_AIM OF THE EXERCISE_:
Below are the records; collect from them each line containing the string "that".

_EXTRACTED ENTRIES_:
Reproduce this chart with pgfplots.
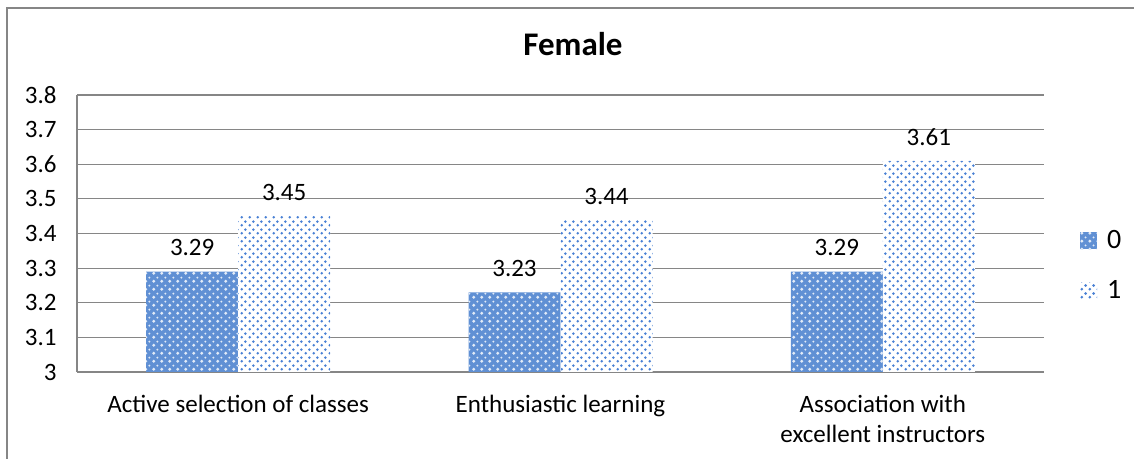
\documentclass[border=0pt]{standalone}
\usepackage{fontspec}
\setmainfont{Carlito}
\usepackage{pgfplots}
\pgfplotsset{compat=1.18}
\usetikzlibrary{patterns}

\definecolor{gridgray}{RGB}{134,134,134}
\definecolor{barzero}{RGB}{96,144,212}
\definecolor{dotblue}{RGB}{72,128,212}

% staggered dots, 4pt apart in each row, rows 2pt apart
\pgfdeclarepatternformonly{stagdots}{\pgfqpoint{0pt}{0pt}}{\pgfqpoint{4pt}{4pt}}{\pgfqpoint{4pt}{4pt}}{%
  \pgfpathcircle{\pgfqpoint{1pt}{1pt}}{0.8pt}%
  \pgfpathcircle{\pgfqpoint{3pt}{3pt}}{0.8pt}%
  \pgfusepath{fill}}
% lighter diamonds on the dark bars
\pgfdeclarepatternformonly{diadots}{\pgfqpoint{0pt}{0pt}}{\pgfqpoint{4pt}{4pt}}{\pgfqpoint{4pt}{4pt}}{%
  \pgfpathcircle{\pgfqpoint{1pt}{1pt}}{0.9pt}%
  \pgfpathcircle{\pgfqpoint{3pt}{3pt}}{0.6pt}%
  \pgfusepath{fill}}

\begin{document}
\begin{tikzpicture}
\path[use as bounding box] (0,0) rectangle (567pt,229.5pt);
% chart frame (left and top edges)
\draw[gridgray, line width=0.7pt] (3.5pt,0) -- (3.5pt,225.5pt) -- (567pt,225.5pt);
\node[font=\fontsize{16.5}{19}\selectfont\bfseries] at (286.5pt,207.5pt) {Female};

\begin{axis}[
  at={(38.5pt,43.5pt)}, anchor=south west,
  scale only axis,
  width=483.5pt, height=138.5pt,
  xmin=-0.5, xmax=2.5,
  ymin=3, ymax=3.8,
  ytick={3,3.1,...,3.8},
  yticklabel style={/pgf/number format/fixed, /pgf/number format/precision=1},
  /pgf/number format/assume math mode=true,
  xtick=data,
  xticklabels={Active selection of classes, Enthusiastic learning, {Association with\\excellent instructors}},
  font=\fontsize{12.5}{15}\selectfont,
  ticklabel style={font=\fontsize{12.5}{15}\selectfont},
  xticklabel style={align=center, anchor=north, inner sep=0pt, yshift=-11.5pt},
  yticklabel style={anchor=east, inner sep=0pt, xshift=-10pt},
  major tick length=0pt,
  axis x line=bottom, axis y line=left,
  axis line style={-, draw=gridgray, line width=0.6pt},
  ymajorgrids,
  grid style={draw=gridgray, line width=0.6pt},
  ybar=0pt, bar width=46pt,
  nodes near coords={\pgfmathprintnumber[fixed,precision=2,zerofill]{\pgfplotspointmeta}},
  nodes near coords style={anchor=south, inner sep=0pt, yshift=7.5pt, font=\fontsize{12.5}{15}\selectfont, text=black},
  legend style={draw=none, fill=none, at={(1.037,0.383)}, anchor=west,
    inner sep=0pt, row sep=14.5pt,
    nodes={inner sep=0pt, font=\fontsize{14}{16}\selectfont},
    /tikz/every odd column/.append style={column sep=5pt}},
  legend cell align=left,
  legend image code/.code={\path[#1] (0pt,-4.25pt) rectangle (8.5pt,4.25pt);},
]
\addplot[draw=none, fill=barzero, postaction={pattern=diadots, pattern color=white!82!barzero}]
  coordinates {(0,3.29) (1,3.23) (2,3.29)};
\addplot[draw=none, fill=white, postaction={pattern=stagdots, pattern color=dotblue}]
  coordinates {(0,3.45) (1,3.44) (2,3.61)};
\legend{0,1}
\end{axis}
\end{tikzpicture}
\end{document}
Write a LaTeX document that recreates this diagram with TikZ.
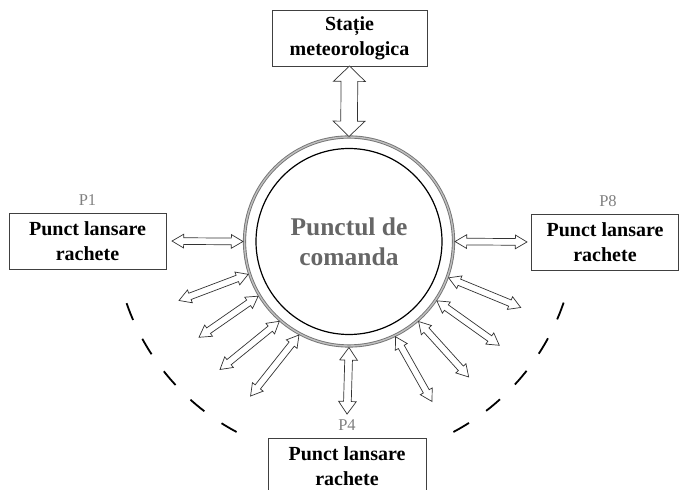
\documentclass[tikz,border=0pt]{standalone}
\usepackage{fontspec}
\setmainfont{Liberation Serif}
\usepackage{tikz}
\usetikzlibrary{calc}
\usetikzlibrary{positioning}
\usetikzlibrary{shapes.arrows}
\tikzset{
  startgap/.store in=\startgap, startgap=1.5bp,
  endgap/.store in=\endgap, endgap=0bp,
  box/.style={draw=black!75, line width=0.8bp, fill=white, outer sep=0pt, inner sep=2bp,
    minimum width=157bp, minimum height=56bp, align=center,
    font=\fontsize{20bp}{25bp}\selectfont\bfseries},
  tag/.style={text=black!50, font=\fontsize{16.5bp}{19bp}\selectfont},
  hubring/.style={circle, draw=black!55, double=black!25, double distance=1.4bp, line width=0.9bp,
    minimum size=209bp, inner sep=0pt, outer sep=0pt, align=center, text=black!60,
    font=\fontsize{25.5bp}{30bp}\selectfont\bfseries},
  rim/.style={dash pattern=on 18bp off 21bp, line width=1.8bp},
  dblarr/.style={double arrow, draw=black!80, fill=white, line width=0.7bp, inner xsep=0pt,
    outer sep=0pt, double arrow head indent=0pt},
  dblsmall/.style={inner ysep=3bp, minimum width=13bp, double arrow head extend=3.5bp, double arrow tip angle=61},
  dbltop/.style={inner ysep=8bp, minimum width=31bp, double arrow head extend=7.5bp, double arrow tip angle=92},
  dblbottom/.style={inner ysep=3.5bp, minimum width=17bp, double arrow head extend=5bp, double arrow tip angle=70},
  conn/.style={to path={let \p1=($(\tikztostart)!\startgap!(\tikztotarget)$),
    \p2=($(\tikztotarget)!\endgap!(\tikztostart)$), \p3=($(\p2)-(\p1)$),
    \n1={atan2(\y3,\x3)}, \n2={veclen(\x3,\y3)} in
    node[dblarr,#1,rotate=\n1,minimum height=\n2] at ($(\p1)!0.5!(\p2)$) {}}}
}

\begin{document}
\begin{tikzpicture}
\useasboundingbox (0bp,0bp) rectangle (679bp,490bp);
%% launch points rim
  \coordinate (rimc) at (345bp,262bp);
  \draw[rim] ($(rimc)+(199:231bp)$) arc[start angle=199, end angle=242, radius=231bp];
  \draw[rim] ($(rimc)+(298:231bp)$) arc[start angle=298, end angle=342, radius=231bp];
%% command point
  \node (hub) at (349bp,248.5bp) [hubring] {Punctul de\\comanda};
  \draw[line width=1.2bp] (hub.center) circle[radius=93bp];
%% boxes
  \node (met) at (349.5bp,452bp) [box, minimum width=155bp] {Stație\\meteorologica};
  \node (p1) at (87.5bp,249bp) [box] {Punct lansare\\rachete};
  \node (p8) at (605bp,248bp) [box, minimum width=147bp] {Punct lansare\\rachete};
  \node (p4) at (347bp,24bp) [box, minimum width=158bp] {Punct lansare\\rachete};
  \node (p1lab) [tag, above=4bp of p1] {P1};
  \node (p8lab) [tag, above=4bp of p8, xshift=3bp] {P8};
  \node (p4lab) [tag, above=4bp of p4] {P4};
%% free ends of the links
  \coordinate (l1) at (179bp,189.5bp);
  \coordinate (l2) at (199bp,152.7bp);
  \coordinate (l3) at (220bp,120.5bp);
  \coordinate (l4) at (250.5bp,93.9bp);
  \coordinate (r1) at (520.7bp,182.5bp);
  \coordinate (r2) at (499.3bp,144.7bp);
  \coordinate (r3) at (468.7bp,113bp);
  \coordinate (r4) at (432bp,88.5bp);
%% links
  \path[conn=dbltop, startgap=0.5bp] (hub.north) to (met.south);
  \path[conn=dblsmall, endgap=6bp] (hub.west) to (p1.east);
  \path[conn=dblsmall, endgap=4.5bp] (hub.east) to (p8.west);
  \path[conn=dblbottom, endgap=2bp] (hub.south) to (p4lab.north);
  \path[conn=dblsmall] (hub.198) to (l1);
  \path[conn=dblsmall] (hub.211) to (l2);
  \path[conn=dblsmall] (hub.229) to (l3);
  \path[conn=dblsmall] (hub.242) to (l4);
  \path[conn=dblsmall] (hub.340) to (r1);
  \path[conn=dblsmall] (hub.326) to (r2);
  \path[conn=dblsmall] (hub.311) to (r3);
  \path[conn=dblsmall] (hub.296) to (r4);
%
\end{tikzpicture}
\end{document}
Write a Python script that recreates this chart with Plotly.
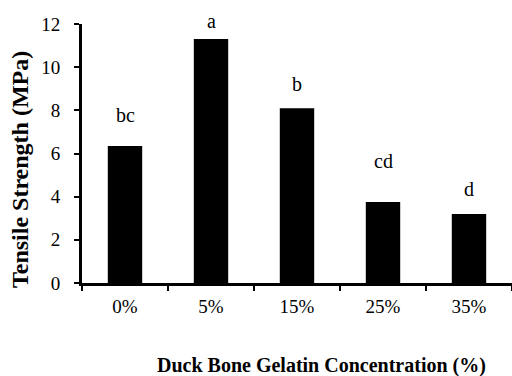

_RESULT FOR THIS EXERCISE_:
Write a LaTeX document that recreates this diagram with TikZ.
Write a Python script that recreates this chart with Plotly.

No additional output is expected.